How the Infrastructure Growth Score is built
The Infrastructure Growth Score (IGS) is a weekly 0–100 index that measures how aggressively an AI company is expanding its compute infrastructure — based entirely on public signals.
It is not a measure of company size, valuation, or model quality. A high score means a company is visibly mobilizing resources: hiring infra talent, provisioning new infrastructure, shipping code, and appearing in industry coverage. A low score means it is quiet across all four dimensions that week.
Open roles in infrastructure-adjacent engineering: compute, networking, storage, reliability, and platform engineering. Sourced from public job listings across the web.
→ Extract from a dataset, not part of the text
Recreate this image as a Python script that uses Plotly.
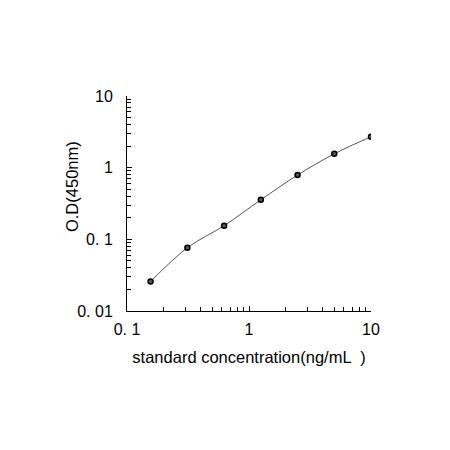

New subdomains registered by the company, sourced from public Certificate Transparency logs. Bursts of new subdomains — particularly under infrastructure-suggestive patterns — are a leading indicator of active buildout. This signal receives the highest weight because it reflects committed capital and is the hardest to manufacture.
Public engineering output from the company's GitHub organization: repository growth and active development cadence. Lowest weight — public GitHub is an imperfect proxy for infrastructure spend, but provides a consistent, independent velocity signal.
Industry coverage of compute capacity announcements: data center builds, GPU procurement, power agreements, and construction permits. Sourced from specialist trade publications and classified for relevance using an AI model.
Each signal category produces a raw count for the week. Counts are normalized relative to all tracked companies — the company with the most activity in a category scores highest, companies with none score lowest. The four normalized sub-scores are combined into a single composite using fixed weights, with SSL/DNS receiving the largest share.
Scores are relative, not absolute. A company can gain or lose points week-over-week based on its own activity or on changes across the peer group.
All four signal categories are collected daily. The IGS composite is recomputed weekly. Score history is retained indefinitely for trend analysis.
IGS measures observable public signals only. Companies with private infrastructure (no public GitHub, no public job board, single domain) will score lower regardless of actual compute scale. The score is a momentum signal, not a census of GPU count or capital expenditure.
We do not access private data, internal dashboards, or non-public filings of any kind.